## SET EXERCISE
All of the entries must be reproduced exactly, with no images carried over.
□ □ □ □ □
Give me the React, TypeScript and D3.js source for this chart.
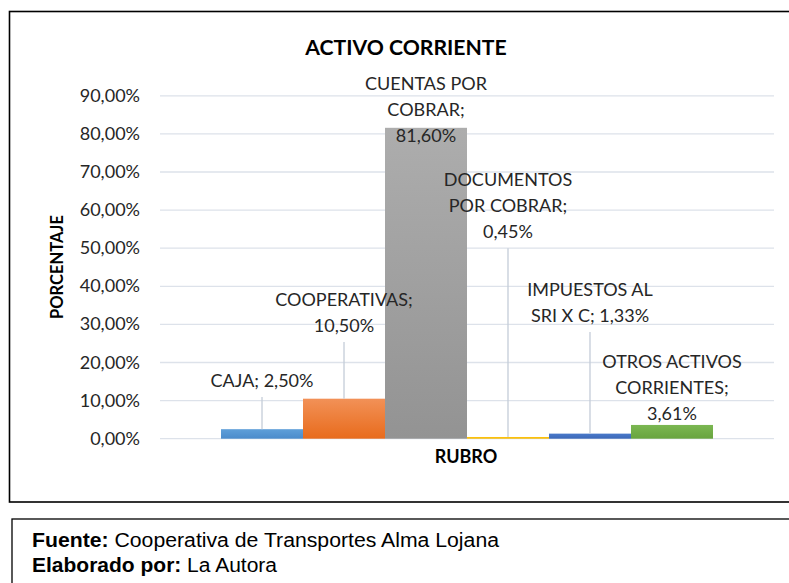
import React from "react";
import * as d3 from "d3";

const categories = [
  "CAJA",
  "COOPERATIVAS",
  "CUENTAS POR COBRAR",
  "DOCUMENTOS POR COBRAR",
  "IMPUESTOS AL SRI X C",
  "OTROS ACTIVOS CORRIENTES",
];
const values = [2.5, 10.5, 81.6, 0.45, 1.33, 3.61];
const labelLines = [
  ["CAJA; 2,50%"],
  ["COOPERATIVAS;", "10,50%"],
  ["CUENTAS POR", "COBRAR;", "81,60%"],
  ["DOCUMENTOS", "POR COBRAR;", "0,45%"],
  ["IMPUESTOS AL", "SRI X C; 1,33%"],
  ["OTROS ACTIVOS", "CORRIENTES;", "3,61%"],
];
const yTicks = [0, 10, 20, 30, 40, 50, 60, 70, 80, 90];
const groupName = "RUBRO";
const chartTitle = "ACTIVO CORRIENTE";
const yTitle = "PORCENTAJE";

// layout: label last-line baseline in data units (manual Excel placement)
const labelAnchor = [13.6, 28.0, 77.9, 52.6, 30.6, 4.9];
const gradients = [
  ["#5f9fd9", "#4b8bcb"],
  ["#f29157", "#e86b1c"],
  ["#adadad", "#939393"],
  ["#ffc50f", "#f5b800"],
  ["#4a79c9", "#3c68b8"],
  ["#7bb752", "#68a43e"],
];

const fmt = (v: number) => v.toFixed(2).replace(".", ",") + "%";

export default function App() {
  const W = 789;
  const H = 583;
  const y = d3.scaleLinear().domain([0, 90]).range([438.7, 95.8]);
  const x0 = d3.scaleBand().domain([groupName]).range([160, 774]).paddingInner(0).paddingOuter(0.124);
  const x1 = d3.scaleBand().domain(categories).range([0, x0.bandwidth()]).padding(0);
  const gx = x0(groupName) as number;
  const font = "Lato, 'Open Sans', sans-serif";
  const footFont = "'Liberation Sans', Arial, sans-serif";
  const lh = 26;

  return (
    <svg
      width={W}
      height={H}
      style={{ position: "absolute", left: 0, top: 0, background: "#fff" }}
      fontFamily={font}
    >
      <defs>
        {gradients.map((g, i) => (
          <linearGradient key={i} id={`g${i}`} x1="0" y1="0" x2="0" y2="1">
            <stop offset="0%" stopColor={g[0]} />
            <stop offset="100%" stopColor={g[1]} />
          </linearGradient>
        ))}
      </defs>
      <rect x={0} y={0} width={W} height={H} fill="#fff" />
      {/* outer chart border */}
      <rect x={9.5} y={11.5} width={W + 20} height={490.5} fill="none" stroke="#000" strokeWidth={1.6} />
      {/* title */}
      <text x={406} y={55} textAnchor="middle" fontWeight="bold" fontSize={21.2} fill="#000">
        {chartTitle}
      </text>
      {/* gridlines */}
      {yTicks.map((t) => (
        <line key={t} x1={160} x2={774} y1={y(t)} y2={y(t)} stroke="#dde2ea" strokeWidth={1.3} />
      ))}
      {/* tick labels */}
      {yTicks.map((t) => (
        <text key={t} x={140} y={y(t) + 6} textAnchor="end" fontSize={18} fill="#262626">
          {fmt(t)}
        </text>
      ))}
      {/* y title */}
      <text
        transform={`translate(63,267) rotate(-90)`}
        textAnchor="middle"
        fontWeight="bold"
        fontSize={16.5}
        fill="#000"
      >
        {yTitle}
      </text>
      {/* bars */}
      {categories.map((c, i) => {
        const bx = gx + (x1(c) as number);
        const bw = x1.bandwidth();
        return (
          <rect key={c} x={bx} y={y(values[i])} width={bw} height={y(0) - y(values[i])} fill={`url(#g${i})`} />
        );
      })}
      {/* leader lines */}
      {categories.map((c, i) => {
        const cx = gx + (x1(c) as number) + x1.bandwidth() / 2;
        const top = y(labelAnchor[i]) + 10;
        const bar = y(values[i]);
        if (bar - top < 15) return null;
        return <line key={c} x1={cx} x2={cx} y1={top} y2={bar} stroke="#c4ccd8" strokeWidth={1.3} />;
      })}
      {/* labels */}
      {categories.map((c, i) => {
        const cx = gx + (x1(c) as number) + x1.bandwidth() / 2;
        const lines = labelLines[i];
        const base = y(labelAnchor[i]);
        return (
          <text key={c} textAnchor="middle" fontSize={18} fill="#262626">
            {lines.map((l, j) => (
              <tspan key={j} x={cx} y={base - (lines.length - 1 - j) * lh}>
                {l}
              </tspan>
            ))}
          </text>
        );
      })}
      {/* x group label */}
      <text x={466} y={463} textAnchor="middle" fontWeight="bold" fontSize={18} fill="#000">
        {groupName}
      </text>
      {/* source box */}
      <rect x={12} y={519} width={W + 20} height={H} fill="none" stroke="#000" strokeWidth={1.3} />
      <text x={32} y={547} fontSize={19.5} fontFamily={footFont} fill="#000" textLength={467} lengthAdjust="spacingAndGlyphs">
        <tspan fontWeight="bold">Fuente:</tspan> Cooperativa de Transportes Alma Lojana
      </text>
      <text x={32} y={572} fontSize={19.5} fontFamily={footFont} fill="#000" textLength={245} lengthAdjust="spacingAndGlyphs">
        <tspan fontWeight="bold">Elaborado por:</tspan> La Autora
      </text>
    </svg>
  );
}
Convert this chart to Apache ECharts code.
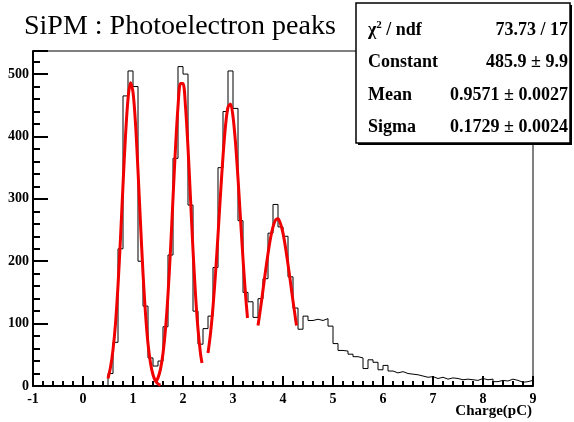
□ □ □ □ □
## RESULT BELOW
Give me the React, TypeScript and D3.js source for this chart.
import React from "react";
import * as d3 from "d3";

const categories = [
  "CAJA",
  "COOPERATIVAS",
  "CUENTAS POR COBRAR",
  "DOCUMENTOS POR COBRAR",
  "IMPUESTOS AL SRI X C",
  "OTROS ACTIVOS CORRIENTES",
];
const values = [2.5, 10.5, 81.6, 0.45, 1.33, 3.61];
const labelLines = [
  ["CAJA; 2,50%"],
  ["COOPERATIVAS;", "10,50%"],
  ["CUENTAS POR", "COBRAR;", "81,60%"],
  ["DOCUMENTOS", "POR COBRAR;", "0,45%"],
  ["IMPUESTOS AL", "SRI X C; 1,33%"],
  ["OTROS ACTIVOS", "CORRIENTES;", "3,61%"],
];
const yTicks = [0, 10, 20, 30, 40, 50, 60, 70, 80, 90];
const groupName = "RUBRO";
const chartTitle = "ACTIVO CORRIENTE";
const yTitle = "PORCENTAJE";

// layout: label last-line baseline in data units (manual Excel placement)
const labelAnchor = [13.6, 28.0, 77.9, 52.6, 30.6, 4.9];
const gradients = [
  ["#5f9fd9", "#4b8bcb"],
  ["#f29157", "#e86b1c"],
  ["#adadad", "#939393"],
  ["#ffc50f", "#f5b800"],
  ["#4a79c9", "#3c68b8"],
  ["#7bb752", "#68a43e"],
];

const fmt = (v: number) => v.toFixed(2).replace(".", ",") + "%";

export default function App() {
  const W = 789;
  const H = 583;
  const y = d3.scaleLinear().domain([0, 90]).range([438.7, 95.8]);
  const x0 = d3.scaleBand().domain([groupName]).range([160, 774]).paddingInner(0).paddingOuter(0.124);
  const x1 = d3.scaleBand().domain(categories).range([0, x0.bandwidth()]).padding(0);
  const gx = x0(groupName) as number;
  const font = "Lato, 'Open Sans', sans-serif";
  const footFont = "'Liberation Sans', Arial, sans-serif";
  const lh = 26;

  return (
    <svg
      width={W}
      height={H}
      style={{ position: "absolute", left: 0, top: 0, background: "#fff" }}
      fontFamily={font}
    >
      <defs>
        {gradients.map((g, i) => (
          <linearGradient key={i} id={`g${i}`} x1="0" y1="0" x2="0" y2="1">
            <stop offset="0%" stopColor={g[0]} />
            <stop offset="100%" stopColor={g[1]} />
          </linearGradient>
        ))}
      </defs>
      <rect x={0} y={0} width={W} height={H} fill="#fff" />
      {/* outer chart border */}
      <rect x={9.5} y={11.5} width={W + 20} height={490.5} fill="none" stroke="#000" strokeWidth={1.6} />
      {/* title */}
      <text x={406} y={55} textAnchor="middle" fontWeight="bold" fontSize={21.2} fill="#000">
        {chartTitle}
      </text>
      {/* gridlines */}
      {yTicks.map((t) => (
        <line key={t} x1={160} x2={774} y1={y(t)} y2={y(t)} stroke="#dde2ea" strokeWidth={1.3} />
      ))}
      {/* tick labels */}
      {yTicks.map((t) => (
        <text key={t} x={140} y={y(t) + 6} textAnchor="end" fontSize={18} fill="#262626">
          {fmt(t)}
        </text>
      ))}
      {/* y title */}
      <text
        transform={`translate(63,267) rotate(-90)`}
        textAnchor="middle"
        fontWeight="bold"
        fontSize={16.5}
        fill="#000"
      >
        {yTitle}
      </text>
      {/* bars */}
      {categories.map((c, i) => {
        const bx = gx + (x1(c) as number);
        const bw = x1.bandwidth();
        return (
          <rect key={c} x={bx} y={y(values[i])} width={bw} height={y(0) - y(values[i])} fill={`url(#g${i})`} />
        );
      })}
      {/* leader lines */}
      {categories.map((c, i) => {
        const cx = gx + (x1(c) as number) + x1.bandwidth() / 2;
        const top = y(labelAnchor[i]) + 10;
        const bar = y(values[i]);
        if (bar - top < 15) return null;
        return <line key={c} x1={cx} x2={cx} y1={top} y2={bar} stroke="#c4ccd8" strokeWidth={1.3} />;
      })}
      {/* labels */}
      {categories.map((c, i) => {
        const cx = gx + (x1(c) as number) + x1.bandwidth() / 2;
        const lines = labelLines[i];
        const base = y(labelAnchor[i]);
        return (
          <text key={c} textAnchor="middle" fontSize={18} fill="#262626">
            {lines.map((l, j) => (
              <tspan key={j} x={cx} y={base - (lines.length - 1 - j) * lh}>
                {l}
              </tspan>
            ))}
          </text>
        );
      })}
      {/* x group label */}
      <text x={466} y={463} textAnchor="middle" fontWeight="bold" fontSize={18} fill="#000">
        {groupName}
      </text>
      {/* source box */}
      <rect x={12} y={519} width={W + 20} height={H} fill="none" stroke="#000" strokeWidth={1.3} />
      <text x={32} y={547} fontSize={19.5} fontFamily={footFont} fill="#000" textLength={467} lengthAdjust="spacingAndGlyphs">
        <tspan fontWeight="bold">Fuente:</tspan> Cooperativa de Transportes Alma Lojana
      </text>
      <text x={32} y={572} fontSize={19.5} fontFamily={footFont} fill="#000" textLength={245} lengthAdjust="spacingAndGlyphs">
        <tspan fontWeight="bold">Elaborado por:</tspan> La Autora
      </text>
    </svg>
  );
}
Convert this chart to Apache ECharts code.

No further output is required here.